Set exercise: Print exactly the lines from the first one down to the line containing "OVERLAP = 0.008", both ends included, with no pictures and nothing else.

## BEGIN Provided material

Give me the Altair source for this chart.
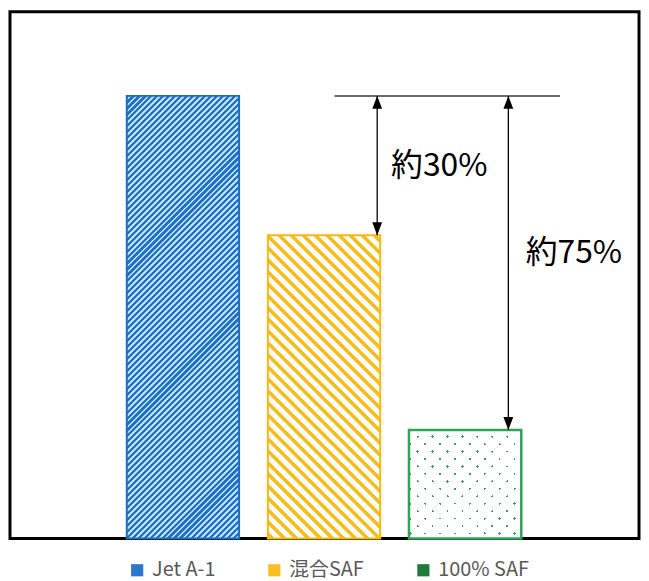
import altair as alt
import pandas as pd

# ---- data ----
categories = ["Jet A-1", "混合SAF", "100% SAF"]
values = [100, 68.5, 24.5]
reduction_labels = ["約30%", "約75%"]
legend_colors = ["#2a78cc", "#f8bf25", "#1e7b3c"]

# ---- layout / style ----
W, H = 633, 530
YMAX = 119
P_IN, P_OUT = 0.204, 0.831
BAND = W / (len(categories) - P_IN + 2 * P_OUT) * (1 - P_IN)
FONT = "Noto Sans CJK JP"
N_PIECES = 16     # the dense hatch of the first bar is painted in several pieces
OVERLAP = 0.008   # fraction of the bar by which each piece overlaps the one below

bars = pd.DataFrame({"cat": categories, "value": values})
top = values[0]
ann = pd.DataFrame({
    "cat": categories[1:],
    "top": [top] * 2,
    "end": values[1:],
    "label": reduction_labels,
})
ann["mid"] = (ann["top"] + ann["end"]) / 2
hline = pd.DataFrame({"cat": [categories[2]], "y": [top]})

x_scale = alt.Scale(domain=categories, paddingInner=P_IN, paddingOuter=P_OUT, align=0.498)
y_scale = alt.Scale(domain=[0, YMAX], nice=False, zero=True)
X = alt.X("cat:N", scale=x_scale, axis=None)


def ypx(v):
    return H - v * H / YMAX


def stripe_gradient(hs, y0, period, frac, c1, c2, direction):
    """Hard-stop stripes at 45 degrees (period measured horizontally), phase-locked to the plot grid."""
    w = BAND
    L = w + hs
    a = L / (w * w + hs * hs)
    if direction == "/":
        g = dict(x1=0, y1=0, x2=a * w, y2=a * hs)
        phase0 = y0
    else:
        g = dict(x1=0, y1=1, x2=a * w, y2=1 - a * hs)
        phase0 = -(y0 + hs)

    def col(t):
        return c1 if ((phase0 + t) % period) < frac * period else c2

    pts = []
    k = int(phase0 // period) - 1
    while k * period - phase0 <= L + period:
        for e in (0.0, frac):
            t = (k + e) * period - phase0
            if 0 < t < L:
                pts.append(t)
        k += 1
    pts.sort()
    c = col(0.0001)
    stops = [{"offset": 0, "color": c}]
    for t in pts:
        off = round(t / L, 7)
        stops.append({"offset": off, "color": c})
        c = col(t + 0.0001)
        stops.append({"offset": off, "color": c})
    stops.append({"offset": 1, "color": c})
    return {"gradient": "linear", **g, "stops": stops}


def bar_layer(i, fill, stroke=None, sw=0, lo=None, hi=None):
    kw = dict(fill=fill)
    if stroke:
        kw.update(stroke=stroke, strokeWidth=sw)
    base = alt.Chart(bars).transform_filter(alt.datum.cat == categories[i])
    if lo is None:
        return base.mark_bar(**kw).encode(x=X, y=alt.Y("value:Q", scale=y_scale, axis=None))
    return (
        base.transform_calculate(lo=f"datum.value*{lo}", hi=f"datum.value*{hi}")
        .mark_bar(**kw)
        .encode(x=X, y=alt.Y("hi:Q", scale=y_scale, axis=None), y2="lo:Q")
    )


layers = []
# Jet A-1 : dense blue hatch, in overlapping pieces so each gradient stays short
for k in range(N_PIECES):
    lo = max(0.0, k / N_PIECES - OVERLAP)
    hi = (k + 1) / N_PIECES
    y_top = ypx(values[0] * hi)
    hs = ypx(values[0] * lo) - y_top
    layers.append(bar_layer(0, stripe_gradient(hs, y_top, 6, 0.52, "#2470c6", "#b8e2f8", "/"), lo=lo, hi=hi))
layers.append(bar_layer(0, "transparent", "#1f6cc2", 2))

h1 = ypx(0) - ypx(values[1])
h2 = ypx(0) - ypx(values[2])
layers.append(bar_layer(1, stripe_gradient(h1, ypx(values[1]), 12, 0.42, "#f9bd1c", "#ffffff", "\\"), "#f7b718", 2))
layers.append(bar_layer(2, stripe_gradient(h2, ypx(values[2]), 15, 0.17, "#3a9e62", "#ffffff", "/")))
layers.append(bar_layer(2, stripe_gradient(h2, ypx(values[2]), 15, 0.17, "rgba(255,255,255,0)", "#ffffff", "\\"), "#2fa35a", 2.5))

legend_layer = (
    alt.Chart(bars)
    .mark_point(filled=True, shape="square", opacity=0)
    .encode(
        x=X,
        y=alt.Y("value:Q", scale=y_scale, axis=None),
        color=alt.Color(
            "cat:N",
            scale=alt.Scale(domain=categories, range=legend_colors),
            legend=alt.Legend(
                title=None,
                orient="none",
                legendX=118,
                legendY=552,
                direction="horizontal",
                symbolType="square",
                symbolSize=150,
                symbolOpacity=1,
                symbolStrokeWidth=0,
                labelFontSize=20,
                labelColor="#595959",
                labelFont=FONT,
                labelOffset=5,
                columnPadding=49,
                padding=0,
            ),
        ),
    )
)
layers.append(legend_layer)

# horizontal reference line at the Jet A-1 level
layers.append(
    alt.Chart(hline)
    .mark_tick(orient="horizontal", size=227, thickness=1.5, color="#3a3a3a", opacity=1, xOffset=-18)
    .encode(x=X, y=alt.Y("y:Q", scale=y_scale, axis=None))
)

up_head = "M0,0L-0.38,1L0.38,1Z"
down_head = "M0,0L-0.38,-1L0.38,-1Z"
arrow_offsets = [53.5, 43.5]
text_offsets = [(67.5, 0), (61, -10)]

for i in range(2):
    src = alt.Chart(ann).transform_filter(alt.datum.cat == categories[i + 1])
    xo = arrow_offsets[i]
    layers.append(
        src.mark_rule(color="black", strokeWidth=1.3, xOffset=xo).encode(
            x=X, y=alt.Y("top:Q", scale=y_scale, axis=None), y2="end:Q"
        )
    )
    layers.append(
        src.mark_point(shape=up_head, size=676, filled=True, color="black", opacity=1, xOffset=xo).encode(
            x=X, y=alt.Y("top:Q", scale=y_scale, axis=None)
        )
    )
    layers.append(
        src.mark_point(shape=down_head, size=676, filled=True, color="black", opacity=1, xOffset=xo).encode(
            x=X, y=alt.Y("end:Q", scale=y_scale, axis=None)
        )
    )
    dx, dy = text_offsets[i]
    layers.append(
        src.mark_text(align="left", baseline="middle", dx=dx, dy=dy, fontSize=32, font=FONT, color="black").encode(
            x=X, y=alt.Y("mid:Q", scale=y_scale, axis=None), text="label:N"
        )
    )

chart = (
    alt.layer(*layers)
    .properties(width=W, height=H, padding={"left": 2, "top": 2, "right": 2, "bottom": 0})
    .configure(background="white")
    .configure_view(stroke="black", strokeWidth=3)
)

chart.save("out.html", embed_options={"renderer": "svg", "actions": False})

## END Provided material

Correct response:
Give me the Altair source for this chart.
import altair as alt
import pandas as pd

# ---- data ----
categories = ["Jet A-1", "混合SAF", "100% SAF"]
values = [100, 68.5, 24.5]
reduction_labels = ["約30%", "約75%"]
legend_colors = ["#2a78cc", "#f8bf25", "#1e7b3c"]

# ---- layout / style ----
W, H = 633, 530
YMAX = 119
P_IN, P_OUT = 0.204, 0.831
BAND = W / (len(categories) - P_IN + 2 * P_OUT) * (1 - P_IN)
FONT = "Noto Sans CJK JP"
N_PIECES = 16     # the dense hatch of the first bar is painted in several pieces
OVERLAP = 0.008   # fraction of the bar by which each piece overlaps the one below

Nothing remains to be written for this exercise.